E così le opposizioni nostrane rischiano di fare la fine degli insorti di Bengasi. Proprio come Gheddafi, che sta riconquistando a cannonate i territori perduti, il Cavaliere risale la corrente facendo dimenticare il bunga bunga e sferrando la sua controffensiva sul terreno della giustizia. Il colonnello libico approfitta dell’inconcludenza internazionale, mentre il premier italiano conta su quella dei suoi avversari. Che infatti, puntualmente, si dividono e si attaccano l’un l’altro sul tema: dialogare o non dialogare? E giù anatemi: da sinistra sull’infido Casini che vuol sedersi al tavolo con l’odiato raìs di casa nostra, e dal centro sulla sinistra plagiata dalle procure.
È un copione già visto, ed è quello che ha permesso fin qui a Berlusconi di superare anche i momenti più difficili. Tornare a recitarlo sarebbe, da parte del centro e della sinistra, un’imperdonabile pulsione suicida. Bisogna scegliere un’altra strada. La strada di un progetto convincente ed equilibrato per la riforma della giustizia.
La premessa per imboccare questa via è il rifiuto della proposta berlusconiana. E questo rifiuto c’è, anche se viene espresso con toni diversi. Il Pd lo proclama a gran voce, mentre Casini usa parole flautate per dire sostanzialmente le stesse cose. Dunque non dovrebbe esserci problema, e invece non è così. Il fatto è che Pd e Terzo Polo parlano a fasce diverse dell’opinione pubblica.
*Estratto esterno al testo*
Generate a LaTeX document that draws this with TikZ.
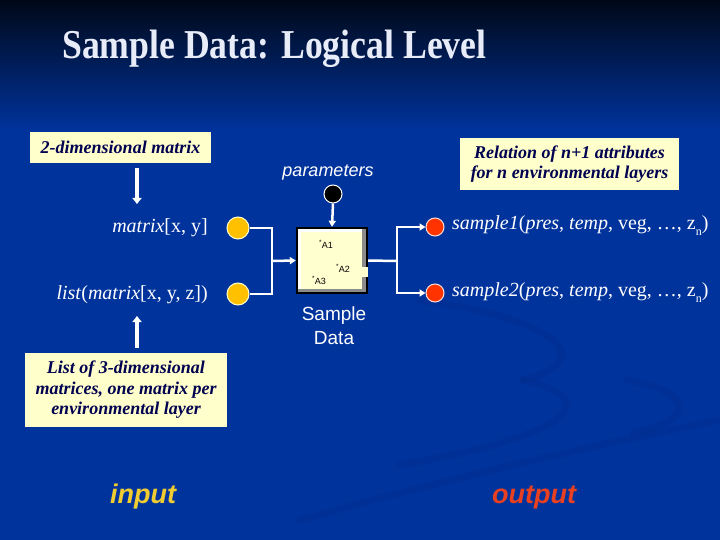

Bersani deve rispondere a cittadini furibondi, che non ne possono più di Berlusconi e della sua corte dei miracoli, e che non vogliono vedere i loro rappresentanti seduti allo stesso tavolo del Cavaliere, anche se lo facessero per combatterlo meglio. Casini si rivolge ad un elettorato più incerto, che non detesta il premier e magari in passato lo ha anche apprezzato, e che oggi chiede ragionevolezza e pacatezza.
Non è perciò il caso di scandalizzarsi per la differenza di toni. Non è questo che farà danni.
Piuttosto bisogna ragionare bene sul perché Berlusconi, che parla da anni di riforma della giustizia, abbia deciso di passare ai fatti proprio adesso, e per di più offrendosi di sgombrare il campo dagli oggetti di polemica che lo rendevano un facile bersaglio, come le leggi ad personam pendenti in Parlamento. Non è difficile da capire: il caso Ruby lo ha azzoppato, i processi si avvicinano, e lui ha un disperato bisogno di parlare, e di far parlare, d’altro. Ben sapendo che un progetto di riforma costituzionale di questa portata ha scarsissime possibilità di essere approvato dalle Camere nel tempo residuo della legislatura, ammesso che questa arrivi alla scadenza naturale del 2013.
L’intera faccenda assomiglia dunque a un colossale diversivo, anche se assai insidioso. C’è allora un modo semplice per smontarlo: presentare un progetto alternativo. Va detto che il Pd quel progetto ce l’ha già, e l’ha anche presentato in Parlamento. Quello che manca è di presentarlo ai cittadini, di aprire su di esso un confronto costruttivo che coinvolga il Terzo Polo, e di sbatterlo sul tavolo del Cavaliere.
Non sembra un’operazione troppo difficile. A meno di non voler fare la fine dei polli di Renzo.